One reason I harp on personal knowledge management is that I think adoption and use of tools for knowledge work is a personal thing. For example, many people have absolutely no use whatsoever for tools I can't live without. But one of Peter Drucker's fundamental characteristics of knowledge work is that people have to figure out for themselves what their jobs are and how to do their jobs.

So for me, this question was a chance to think about which innovations have proven most adaptable to my knowledge work needs. That is, not so much for how they were originally intended but for how their usage and utility have evolved.

Here are my candidates--really the first three categories that popped into my head. The first won't be a big surprise, though we tend to think of them too narrowly. However, the popping of the last one came as a surprise to me.

1. Pervasive synchronous and asynchronous communication

By this category, I mean the whole range of communication-enabling technologies from the humble landline to the long-range jumbo jet.

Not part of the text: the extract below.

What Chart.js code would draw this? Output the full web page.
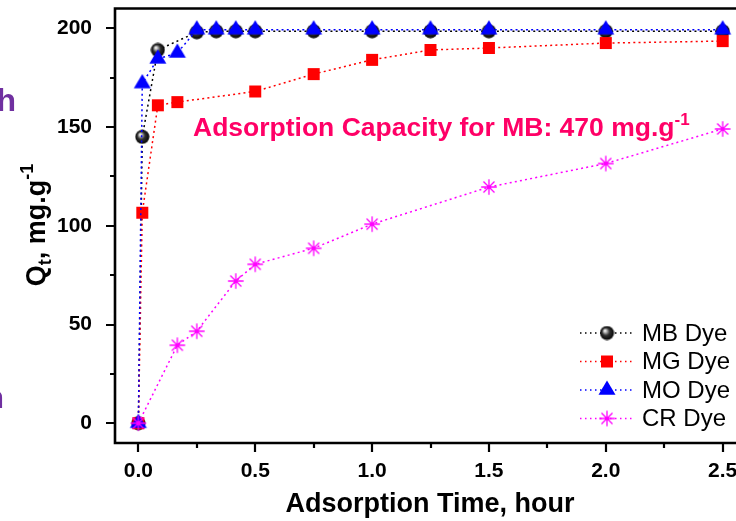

Today, I work as much with colleagues and clients on other continents as with people in North America. Instant, affordable communication makes that possible—makes it possible to find the best possible matches of knowledge workers to collaborate on any given project, regardless of location.

A lot of people tend to champion one form of communication over another. Right now, for example, people are rushing to prematurely pronounce the death of e-mail in favor of instant messaging. But we need the diversity of choices at any given moment to pick the communication modes and bandwidth most appropriate to the conversations we need to have.

E-mail is instant enough, almost free, and concise—since a lot of the actual message traffic of knowledge sharing is very small pings. At the other end of the cost spectrum (not counting airplane seats) is my global mobile phone. The ability to have any of my peers whispering in my ear any time anywhere I need advice, sympathy, a sounding board or plain-old instructions about how to do something is nothing short of a miracle.

2. A searchable global memory

By that I mean not just the vast global directory/library of digitized artifacts, but also increasingly sophisticated search tools to zero in on things I'm looking for at any given moment. Frequently I'm looking beyond the posted documents to their authors as people I possibly want to communicate with directly.

Global memory spirals out from the hard drives and memory chips of my own devices to the networked storage of my team members, the protected servers of my organizations, to the information and ideas available elsewhere on the Web. Only a decade into the Web, we already take for granted how much is out there. Nevertheless, we already complain about how hard it is to find what we're looking for. But as long as search at least tries to keep up with supply, the value of a searchable global memory grows daily.

3. Business casual

As I thought about the changes in my own knowledge work over the past 10 years, I realized that the biggest differences had much less to do with any communication or information technologies at all. They had to do with an increasing openness in how people ask questions and express opinions.

My feeling (though I'm biased) is that this has been California's most important export. That is, the increasing popularity of all kinds of structured and spontaneous informality that facilitates sharing in so many ways that we never might have imagined. I know it's not universal yet, but even corporate HQs of Japanese conglomerates have gone to business casual dress codes.

While there are still huge differences from one culture to another, I firmly believe that human society overall is more open and conscious of what it takes to communicate. Perhaps it's one of the consequences of globalization. Even in hierarchically organized companies, taboos against speaking to people outside of official channels are breaking down. Emotional intelligence, appreciative inquiry, psychological safety and other approaches to better communication were once shunned as unbusinesslike, but they are making steady progress with bottom-line results to show for it.

Or maybe it's just that it's so much easier to think when you don't have a knotted necktie cutting off the blood and oxygen from your brain.